[Stored entries]
**********
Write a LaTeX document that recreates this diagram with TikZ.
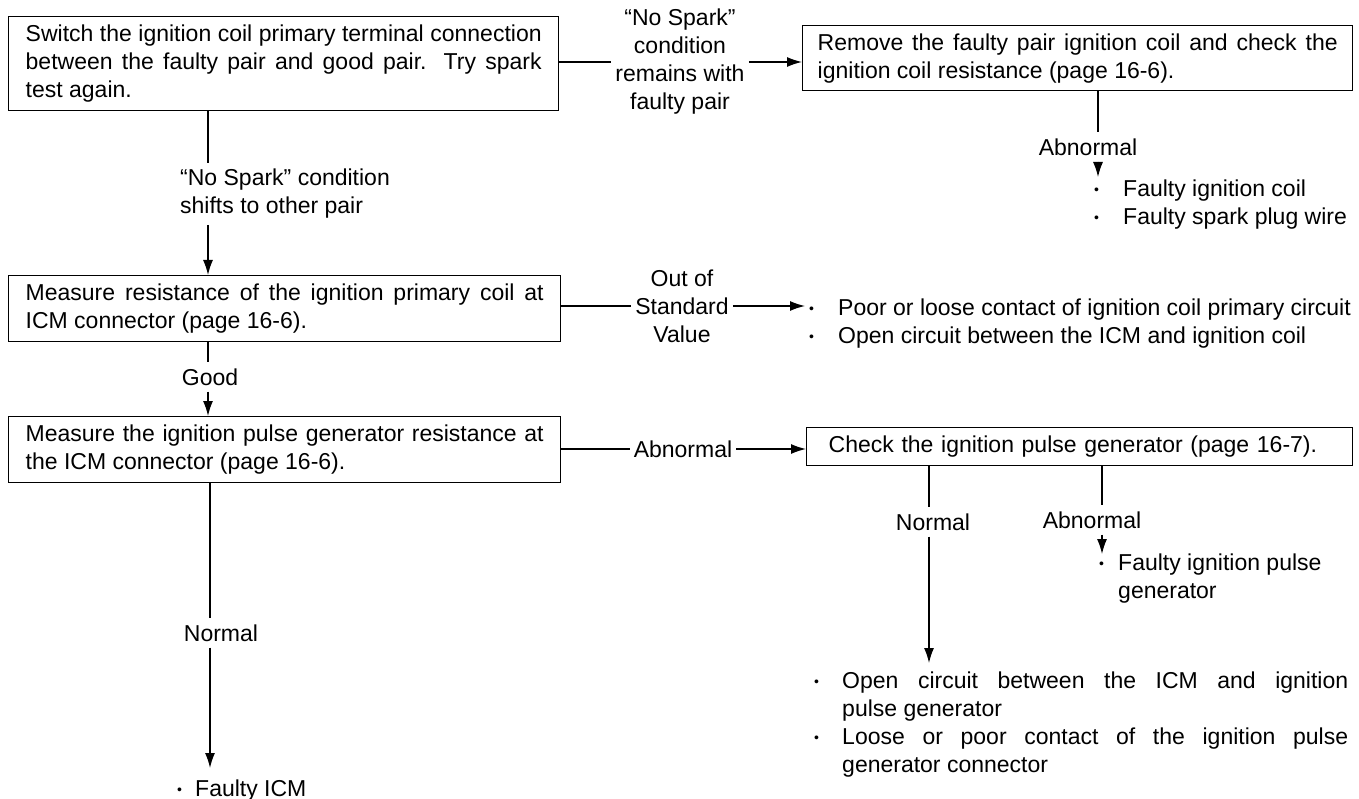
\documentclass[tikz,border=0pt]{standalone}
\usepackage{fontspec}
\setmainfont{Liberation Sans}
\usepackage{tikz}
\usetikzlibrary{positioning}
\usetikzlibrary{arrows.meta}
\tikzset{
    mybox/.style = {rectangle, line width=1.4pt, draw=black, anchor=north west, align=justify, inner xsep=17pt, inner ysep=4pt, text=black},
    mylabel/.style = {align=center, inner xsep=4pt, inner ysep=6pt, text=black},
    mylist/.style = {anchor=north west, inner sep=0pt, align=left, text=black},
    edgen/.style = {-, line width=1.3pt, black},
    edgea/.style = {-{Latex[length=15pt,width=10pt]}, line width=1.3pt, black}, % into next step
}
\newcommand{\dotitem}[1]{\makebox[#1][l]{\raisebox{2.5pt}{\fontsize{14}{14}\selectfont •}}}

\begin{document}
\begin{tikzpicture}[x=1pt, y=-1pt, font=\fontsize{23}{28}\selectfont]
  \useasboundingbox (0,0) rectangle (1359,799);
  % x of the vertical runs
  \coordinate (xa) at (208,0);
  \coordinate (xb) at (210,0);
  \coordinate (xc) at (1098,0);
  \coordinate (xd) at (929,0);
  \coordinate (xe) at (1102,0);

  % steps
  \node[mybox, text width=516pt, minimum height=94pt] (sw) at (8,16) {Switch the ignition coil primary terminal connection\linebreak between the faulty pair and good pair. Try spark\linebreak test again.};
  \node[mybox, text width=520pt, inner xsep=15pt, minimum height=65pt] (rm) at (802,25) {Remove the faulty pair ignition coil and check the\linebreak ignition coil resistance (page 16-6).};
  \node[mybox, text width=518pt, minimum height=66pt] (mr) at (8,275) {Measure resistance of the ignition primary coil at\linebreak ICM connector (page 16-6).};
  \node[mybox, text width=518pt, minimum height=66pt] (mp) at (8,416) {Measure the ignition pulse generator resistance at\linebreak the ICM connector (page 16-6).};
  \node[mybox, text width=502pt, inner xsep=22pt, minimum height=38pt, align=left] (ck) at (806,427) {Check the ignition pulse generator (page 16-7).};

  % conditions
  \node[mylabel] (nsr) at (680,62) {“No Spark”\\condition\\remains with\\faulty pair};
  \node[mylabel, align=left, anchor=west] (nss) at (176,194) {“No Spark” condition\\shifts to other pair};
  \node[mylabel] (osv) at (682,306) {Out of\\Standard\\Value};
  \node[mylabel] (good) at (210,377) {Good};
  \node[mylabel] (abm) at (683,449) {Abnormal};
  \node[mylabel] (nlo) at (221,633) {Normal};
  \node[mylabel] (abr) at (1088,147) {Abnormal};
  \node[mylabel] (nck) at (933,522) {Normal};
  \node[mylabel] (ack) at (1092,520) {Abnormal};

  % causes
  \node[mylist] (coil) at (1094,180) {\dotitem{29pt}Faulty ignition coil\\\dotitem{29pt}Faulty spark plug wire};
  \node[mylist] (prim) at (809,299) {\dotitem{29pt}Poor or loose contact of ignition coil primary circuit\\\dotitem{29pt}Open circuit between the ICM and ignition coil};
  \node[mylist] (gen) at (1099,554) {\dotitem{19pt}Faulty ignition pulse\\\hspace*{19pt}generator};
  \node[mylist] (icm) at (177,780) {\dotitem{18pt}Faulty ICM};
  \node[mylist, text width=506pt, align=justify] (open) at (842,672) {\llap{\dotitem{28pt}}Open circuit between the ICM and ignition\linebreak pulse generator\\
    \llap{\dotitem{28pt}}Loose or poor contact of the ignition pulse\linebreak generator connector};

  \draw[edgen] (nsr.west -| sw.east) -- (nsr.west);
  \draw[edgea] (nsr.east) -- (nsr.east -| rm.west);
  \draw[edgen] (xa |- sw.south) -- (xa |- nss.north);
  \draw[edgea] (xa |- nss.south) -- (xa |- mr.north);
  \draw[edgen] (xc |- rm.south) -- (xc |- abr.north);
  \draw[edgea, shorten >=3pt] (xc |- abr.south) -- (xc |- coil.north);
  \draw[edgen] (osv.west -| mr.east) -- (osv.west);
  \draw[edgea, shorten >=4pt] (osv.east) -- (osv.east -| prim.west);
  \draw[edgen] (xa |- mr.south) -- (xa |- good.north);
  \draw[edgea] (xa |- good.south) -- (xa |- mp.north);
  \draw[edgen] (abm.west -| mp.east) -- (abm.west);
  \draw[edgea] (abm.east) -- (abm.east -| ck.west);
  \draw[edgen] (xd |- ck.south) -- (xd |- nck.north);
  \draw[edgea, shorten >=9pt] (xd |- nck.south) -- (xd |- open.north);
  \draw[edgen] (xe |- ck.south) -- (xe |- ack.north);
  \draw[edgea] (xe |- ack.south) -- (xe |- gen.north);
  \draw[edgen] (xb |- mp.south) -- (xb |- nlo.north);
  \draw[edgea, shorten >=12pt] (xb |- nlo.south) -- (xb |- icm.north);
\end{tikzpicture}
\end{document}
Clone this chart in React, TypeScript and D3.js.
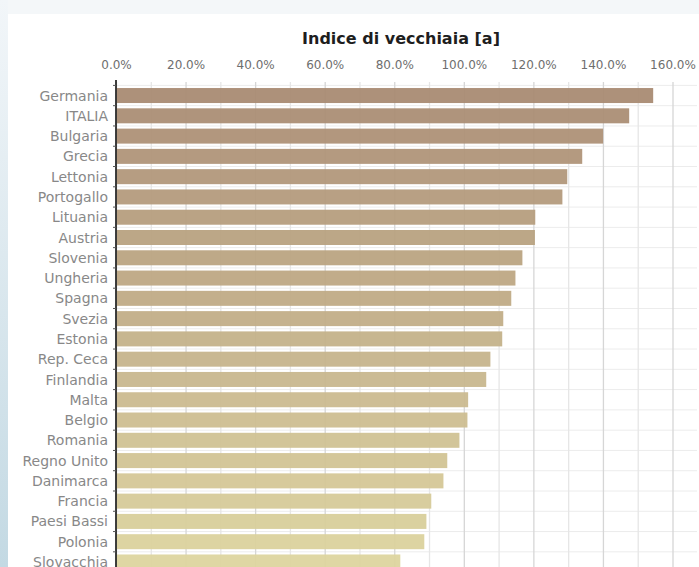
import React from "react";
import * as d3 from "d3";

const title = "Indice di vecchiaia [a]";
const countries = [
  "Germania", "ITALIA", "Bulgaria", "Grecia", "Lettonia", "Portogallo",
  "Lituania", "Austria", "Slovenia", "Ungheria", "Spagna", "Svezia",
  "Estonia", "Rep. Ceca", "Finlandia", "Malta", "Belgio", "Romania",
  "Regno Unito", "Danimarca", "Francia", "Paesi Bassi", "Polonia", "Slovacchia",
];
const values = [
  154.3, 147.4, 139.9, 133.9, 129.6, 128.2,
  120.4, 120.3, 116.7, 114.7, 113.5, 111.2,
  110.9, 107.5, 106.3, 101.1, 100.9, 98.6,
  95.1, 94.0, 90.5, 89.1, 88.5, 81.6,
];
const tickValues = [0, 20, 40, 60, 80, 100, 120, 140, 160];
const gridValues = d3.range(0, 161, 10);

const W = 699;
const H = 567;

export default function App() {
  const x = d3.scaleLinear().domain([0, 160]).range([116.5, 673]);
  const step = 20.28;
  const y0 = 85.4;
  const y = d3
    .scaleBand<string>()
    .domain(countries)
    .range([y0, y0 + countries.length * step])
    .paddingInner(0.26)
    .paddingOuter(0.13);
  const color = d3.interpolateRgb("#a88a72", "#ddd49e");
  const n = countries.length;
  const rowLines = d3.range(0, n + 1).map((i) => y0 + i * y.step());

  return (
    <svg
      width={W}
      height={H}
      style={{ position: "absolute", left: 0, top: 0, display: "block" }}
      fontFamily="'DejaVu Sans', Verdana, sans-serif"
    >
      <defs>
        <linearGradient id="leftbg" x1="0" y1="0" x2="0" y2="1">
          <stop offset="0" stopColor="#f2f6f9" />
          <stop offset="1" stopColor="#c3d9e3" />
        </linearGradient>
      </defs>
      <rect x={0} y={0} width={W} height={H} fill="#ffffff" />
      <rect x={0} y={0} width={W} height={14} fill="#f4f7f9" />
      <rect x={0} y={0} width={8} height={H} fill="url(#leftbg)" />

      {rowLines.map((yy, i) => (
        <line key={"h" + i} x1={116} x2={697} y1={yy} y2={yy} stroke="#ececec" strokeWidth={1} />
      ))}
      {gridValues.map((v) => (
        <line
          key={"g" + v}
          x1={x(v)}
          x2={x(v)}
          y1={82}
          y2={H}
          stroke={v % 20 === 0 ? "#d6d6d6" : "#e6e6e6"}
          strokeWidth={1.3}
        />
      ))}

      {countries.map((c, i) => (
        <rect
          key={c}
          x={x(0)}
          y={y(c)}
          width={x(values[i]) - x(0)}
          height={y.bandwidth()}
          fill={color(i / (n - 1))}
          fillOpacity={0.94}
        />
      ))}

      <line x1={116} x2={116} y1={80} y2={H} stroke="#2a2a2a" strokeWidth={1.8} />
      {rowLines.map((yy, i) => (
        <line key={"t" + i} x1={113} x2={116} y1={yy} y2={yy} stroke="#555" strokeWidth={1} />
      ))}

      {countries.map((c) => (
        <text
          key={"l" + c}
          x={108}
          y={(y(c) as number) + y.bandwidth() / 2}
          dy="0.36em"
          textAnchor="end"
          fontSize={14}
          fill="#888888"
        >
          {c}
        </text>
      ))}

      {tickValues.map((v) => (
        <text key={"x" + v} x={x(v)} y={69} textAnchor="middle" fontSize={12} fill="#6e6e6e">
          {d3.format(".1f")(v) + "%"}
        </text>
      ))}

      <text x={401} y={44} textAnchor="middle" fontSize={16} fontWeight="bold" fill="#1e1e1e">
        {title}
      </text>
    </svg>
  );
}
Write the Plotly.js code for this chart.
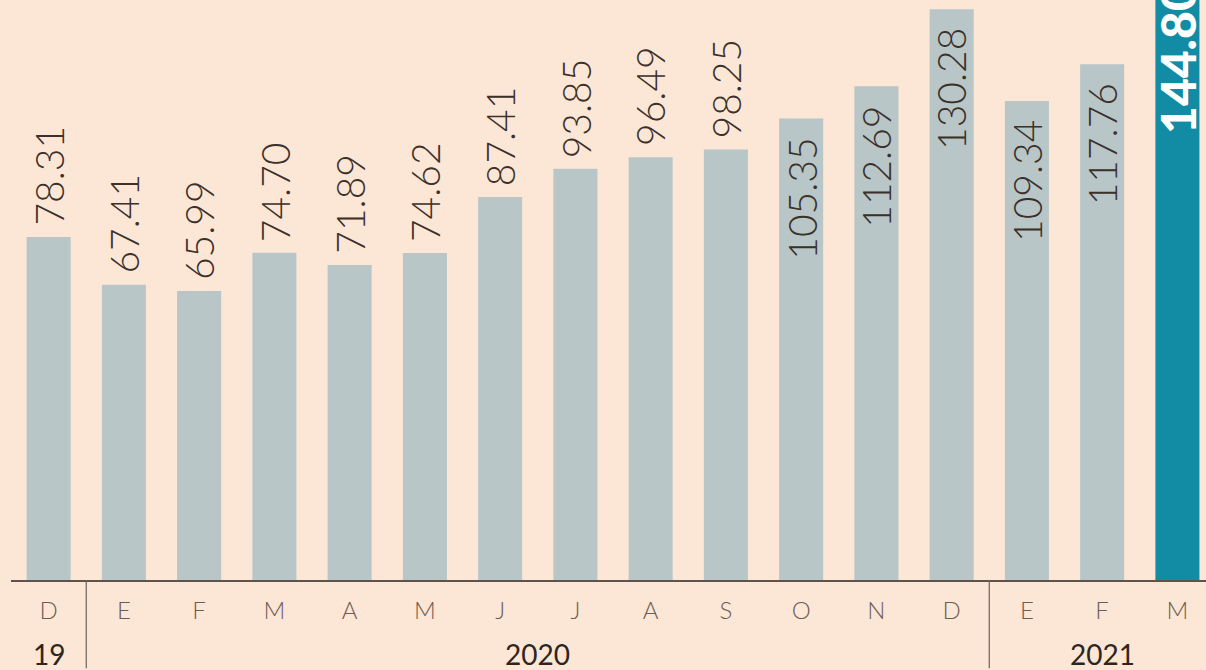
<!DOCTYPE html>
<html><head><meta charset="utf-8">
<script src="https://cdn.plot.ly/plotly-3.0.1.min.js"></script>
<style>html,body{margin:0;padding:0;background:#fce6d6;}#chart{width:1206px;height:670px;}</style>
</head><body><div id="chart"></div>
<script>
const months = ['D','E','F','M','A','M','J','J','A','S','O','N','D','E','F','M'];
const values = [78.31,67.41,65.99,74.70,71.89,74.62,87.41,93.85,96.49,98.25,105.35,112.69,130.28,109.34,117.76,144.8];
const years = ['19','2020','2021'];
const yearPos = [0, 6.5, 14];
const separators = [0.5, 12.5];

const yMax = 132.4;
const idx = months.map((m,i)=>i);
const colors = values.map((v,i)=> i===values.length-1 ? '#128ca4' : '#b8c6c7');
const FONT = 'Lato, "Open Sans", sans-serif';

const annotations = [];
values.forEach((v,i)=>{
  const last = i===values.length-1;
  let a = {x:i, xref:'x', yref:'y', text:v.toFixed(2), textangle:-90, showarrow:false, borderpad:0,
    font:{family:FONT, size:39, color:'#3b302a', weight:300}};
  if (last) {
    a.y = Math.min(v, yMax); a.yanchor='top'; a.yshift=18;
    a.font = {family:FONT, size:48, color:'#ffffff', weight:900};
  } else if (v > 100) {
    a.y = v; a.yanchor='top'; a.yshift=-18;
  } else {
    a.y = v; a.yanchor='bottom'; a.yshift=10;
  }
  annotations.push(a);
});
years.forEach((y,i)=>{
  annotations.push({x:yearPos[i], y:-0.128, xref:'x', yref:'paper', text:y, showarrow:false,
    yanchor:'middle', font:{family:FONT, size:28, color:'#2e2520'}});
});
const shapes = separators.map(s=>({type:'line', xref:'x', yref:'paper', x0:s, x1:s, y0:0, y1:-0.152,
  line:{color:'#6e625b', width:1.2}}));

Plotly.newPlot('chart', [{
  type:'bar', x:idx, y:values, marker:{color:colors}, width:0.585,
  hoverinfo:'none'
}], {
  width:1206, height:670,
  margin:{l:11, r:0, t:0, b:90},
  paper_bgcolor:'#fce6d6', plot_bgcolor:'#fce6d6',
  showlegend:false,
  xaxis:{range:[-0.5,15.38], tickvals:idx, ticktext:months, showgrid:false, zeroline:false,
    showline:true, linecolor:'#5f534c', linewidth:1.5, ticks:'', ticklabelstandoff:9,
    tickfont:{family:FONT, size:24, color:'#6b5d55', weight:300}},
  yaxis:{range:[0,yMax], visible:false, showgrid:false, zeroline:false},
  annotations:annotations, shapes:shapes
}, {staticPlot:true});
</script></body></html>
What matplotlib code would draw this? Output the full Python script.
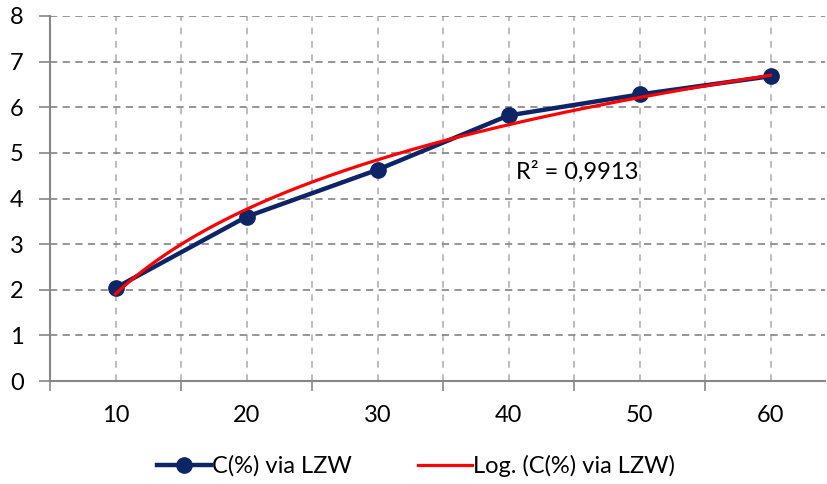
**********
Exercise task:
Skip the pictures and repeat, word for word, the lines from the one containing "Write the Plotly.js code for this chart." to the one containing "const separators = [0.5, 12.5];", keeping both of those lines.

Output:
Write the Plotly.js code for this chart.
<!DOCTYPE html>
<html><head><meta charset="utf-8">
<script src="https://cdn.plot.ly/plotly-3.0.1.min.js"></script>
<style>html,body{margin:0;padding:0;background:#fce6d6;}#chart{width:1206px;height:670px;}</style>
</head><body><div id="chart"></div>
<script>
const months = ['D','E','F','M','A','M','J','J','A','S','O','N','D','E','F','M'];
const values = [78.31,67.41,65.99,74.70,71.89,74.62,87.41,93.85,96.49,98.25,105.35,112.69,130.28,109.34,117.76,144.8];
const years = ['19','2020','2021'];
const yearPos = [0, 6.5, 14];
const separators = [0.5, 12.5];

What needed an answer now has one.